YOUR TASK
Both the line containing "Write a web" and the line containing "-2, bottom: 535" are to be reproduced exactly, along with every line between them, and nothing more.

■ ■ ■

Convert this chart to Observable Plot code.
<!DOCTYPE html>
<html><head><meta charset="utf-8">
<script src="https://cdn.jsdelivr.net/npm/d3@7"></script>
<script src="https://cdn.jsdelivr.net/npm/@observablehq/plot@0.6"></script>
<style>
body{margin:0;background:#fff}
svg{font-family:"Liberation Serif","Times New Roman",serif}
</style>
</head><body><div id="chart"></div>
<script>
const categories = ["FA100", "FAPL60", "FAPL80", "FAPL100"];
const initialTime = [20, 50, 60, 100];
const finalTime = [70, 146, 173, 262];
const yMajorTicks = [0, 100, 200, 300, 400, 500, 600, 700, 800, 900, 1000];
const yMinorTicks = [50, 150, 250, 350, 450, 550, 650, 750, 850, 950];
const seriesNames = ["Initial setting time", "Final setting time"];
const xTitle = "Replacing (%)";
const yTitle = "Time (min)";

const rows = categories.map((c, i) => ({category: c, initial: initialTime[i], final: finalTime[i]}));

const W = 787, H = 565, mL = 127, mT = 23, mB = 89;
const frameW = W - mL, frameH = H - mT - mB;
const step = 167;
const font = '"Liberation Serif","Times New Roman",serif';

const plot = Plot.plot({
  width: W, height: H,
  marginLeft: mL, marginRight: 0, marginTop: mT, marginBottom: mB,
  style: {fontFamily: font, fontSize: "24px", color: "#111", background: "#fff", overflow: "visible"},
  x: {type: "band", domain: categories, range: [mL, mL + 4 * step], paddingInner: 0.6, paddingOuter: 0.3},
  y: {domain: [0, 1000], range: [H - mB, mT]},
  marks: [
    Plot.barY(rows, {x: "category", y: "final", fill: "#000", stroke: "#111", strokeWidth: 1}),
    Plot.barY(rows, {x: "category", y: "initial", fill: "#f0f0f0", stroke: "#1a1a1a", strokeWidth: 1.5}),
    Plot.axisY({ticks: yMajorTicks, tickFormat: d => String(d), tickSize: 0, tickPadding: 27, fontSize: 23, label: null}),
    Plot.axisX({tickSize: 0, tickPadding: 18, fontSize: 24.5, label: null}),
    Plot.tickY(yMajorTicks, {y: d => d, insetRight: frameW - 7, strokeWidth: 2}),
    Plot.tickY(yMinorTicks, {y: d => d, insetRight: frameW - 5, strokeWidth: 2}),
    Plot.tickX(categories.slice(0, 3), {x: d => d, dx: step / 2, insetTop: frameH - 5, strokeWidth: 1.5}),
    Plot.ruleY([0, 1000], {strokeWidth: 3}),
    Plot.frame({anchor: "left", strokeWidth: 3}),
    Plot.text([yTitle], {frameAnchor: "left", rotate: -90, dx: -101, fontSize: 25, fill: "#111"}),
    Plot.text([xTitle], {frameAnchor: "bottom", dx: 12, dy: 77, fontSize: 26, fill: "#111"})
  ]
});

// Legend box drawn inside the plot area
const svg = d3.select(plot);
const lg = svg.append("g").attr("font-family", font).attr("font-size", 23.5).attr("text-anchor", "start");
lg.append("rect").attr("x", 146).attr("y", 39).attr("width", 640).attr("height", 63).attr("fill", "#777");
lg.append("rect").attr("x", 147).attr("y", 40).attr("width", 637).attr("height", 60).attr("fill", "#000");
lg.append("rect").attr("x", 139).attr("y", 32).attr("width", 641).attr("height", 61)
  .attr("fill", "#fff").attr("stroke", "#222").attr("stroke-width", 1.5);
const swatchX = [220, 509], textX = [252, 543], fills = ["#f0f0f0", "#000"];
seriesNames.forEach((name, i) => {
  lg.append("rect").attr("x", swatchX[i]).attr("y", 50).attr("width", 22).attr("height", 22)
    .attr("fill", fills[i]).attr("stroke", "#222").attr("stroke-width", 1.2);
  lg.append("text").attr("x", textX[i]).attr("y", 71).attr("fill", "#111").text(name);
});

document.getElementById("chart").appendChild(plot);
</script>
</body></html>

■ ■ ■

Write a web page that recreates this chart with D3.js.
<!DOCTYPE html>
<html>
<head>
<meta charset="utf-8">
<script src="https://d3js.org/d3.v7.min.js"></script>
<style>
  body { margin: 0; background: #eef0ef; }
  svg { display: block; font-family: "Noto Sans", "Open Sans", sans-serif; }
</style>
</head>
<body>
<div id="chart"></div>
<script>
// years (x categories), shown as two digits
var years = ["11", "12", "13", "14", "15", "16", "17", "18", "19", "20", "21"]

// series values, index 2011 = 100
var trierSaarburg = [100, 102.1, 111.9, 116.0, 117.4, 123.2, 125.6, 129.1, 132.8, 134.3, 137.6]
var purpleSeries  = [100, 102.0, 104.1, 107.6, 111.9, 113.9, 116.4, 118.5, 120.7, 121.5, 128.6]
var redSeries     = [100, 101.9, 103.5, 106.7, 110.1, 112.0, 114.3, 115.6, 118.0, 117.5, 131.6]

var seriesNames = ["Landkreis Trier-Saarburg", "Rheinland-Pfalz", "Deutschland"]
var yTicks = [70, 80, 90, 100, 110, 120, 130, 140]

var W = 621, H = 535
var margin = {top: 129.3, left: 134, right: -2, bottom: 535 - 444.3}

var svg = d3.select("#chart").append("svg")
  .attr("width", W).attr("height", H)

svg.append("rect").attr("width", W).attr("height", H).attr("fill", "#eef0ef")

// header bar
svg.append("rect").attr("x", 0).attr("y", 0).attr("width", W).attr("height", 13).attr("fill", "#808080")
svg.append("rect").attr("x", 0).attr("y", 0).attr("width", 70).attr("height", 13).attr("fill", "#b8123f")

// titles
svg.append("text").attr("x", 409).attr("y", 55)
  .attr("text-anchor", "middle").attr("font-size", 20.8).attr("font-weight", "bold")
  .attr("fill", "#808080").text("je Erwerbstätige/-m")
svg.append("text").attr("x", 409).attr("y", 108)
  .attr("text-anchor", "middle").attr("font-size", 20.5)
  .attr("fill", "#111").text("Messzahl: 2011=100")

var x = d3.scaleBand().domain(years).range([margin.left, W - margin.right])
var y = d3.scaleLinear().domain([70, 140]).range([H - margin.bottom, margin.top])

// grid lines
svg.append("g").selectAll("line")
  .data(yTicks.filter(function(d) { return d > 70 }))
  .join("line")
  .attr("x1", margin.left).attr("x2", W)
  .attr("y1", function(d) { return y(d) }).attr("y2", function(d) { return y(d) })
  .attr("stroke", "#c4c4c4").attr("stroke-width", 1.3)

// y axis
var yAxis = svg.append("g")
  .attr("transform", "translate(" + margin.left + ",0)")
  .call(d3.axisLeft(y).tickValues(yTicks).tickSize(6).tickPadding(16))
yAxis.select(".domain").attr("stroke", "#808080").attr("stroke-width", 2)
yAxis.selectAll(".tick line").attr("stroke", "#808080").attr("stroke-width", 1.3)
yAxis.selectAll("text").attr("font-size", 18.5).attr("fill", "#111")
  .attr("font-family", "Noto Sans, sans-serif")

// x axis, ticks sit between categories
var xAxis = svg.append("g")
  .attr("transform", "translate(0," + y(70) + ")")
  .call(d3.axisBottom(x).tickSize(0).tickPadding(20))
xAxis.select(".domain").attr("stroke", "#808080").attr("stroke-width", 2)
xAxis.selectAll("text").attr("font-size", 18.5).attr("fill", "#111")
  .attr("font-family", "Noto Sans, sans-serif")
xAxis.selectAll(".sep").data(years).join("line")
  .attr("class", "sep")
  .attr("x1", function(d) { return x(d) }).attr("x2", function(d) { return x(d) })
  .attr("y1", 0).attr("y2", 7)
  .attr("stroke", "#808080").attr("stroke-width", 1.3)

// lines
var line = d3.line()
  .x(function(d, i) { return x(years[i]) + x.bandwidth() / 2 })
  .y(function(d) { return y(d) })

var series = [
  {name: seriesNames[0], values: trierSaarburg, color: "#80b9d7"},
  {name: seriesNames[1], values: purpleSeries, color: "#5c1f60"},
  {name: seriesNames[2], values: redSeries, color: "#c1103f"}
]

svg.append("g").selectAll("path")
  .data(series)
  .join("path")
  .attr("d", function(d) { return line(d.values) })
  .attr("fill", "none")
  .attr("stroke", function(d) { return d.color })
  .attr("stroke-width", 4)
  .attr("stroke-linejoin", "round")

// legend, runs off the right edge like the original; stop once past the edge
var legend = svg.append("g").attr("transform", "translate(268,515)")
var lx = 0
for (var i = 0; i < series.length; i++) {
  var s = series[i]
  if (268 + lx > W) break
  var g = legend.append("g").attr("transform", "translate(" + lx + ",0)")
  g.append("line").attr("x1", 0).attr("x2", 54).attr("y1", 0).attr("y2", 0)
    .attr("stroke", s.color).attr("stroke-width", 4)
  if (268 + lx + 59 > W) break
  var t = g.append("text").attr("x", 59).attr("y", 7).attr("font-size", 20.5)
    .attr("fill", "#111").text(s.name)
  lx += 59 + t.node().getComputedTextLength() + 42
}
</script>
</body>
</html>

■ ■ ■

RESPONSE TO THIS EXERCISE
Write a web page that recreates this chart with D3.js.
<!DOCTYPE html>
<html>
<head>
<meta charset="utf-8">
<script src="https://d3js.org/d3.v7.min.js"></script>
<style>
  body { margin: 0; background: #eef0ef; }
  svg { display: block; font-family: "Noto Sans", "Open Sans", sans-serif; }
</style>
</head>
<body>
<div id="chart"></div>
<script>
// years (x categories), shown as two digits
var years = ["11", "12", "13", "14", "15", "16", "17", "18", "19", "20", "21"]

// series values, index 2011 = 100
var trierSaarburg = [100, 102.1, 111.9, 116.0, 117.4, 123.2, 125.6, 129.1, 132.8, 134.3, 137.6]
var purpleSeries  = [100, 102.0, 104.1, 107.6, 111.9, 113.9, 116.4, 118.5, 120.7, 121.5, 128.6]
var redSeries     = [100, 101.9, 103.5, 106.7, 110.1, 112.0, 114.3, 115.6, 118.0, 117.5, 131.6]

var seriesNames = ["Landkreis Trier-Saarburg", "Rheinland-Pfalz", "Deutschland"]
var yTicks = [70, 80, 90, 100, 110, 120, 130, 140]

var W = 621, H = 535
var margin = {top: 129.3, left: 134, right: -2, bottom: 535 - 444.3}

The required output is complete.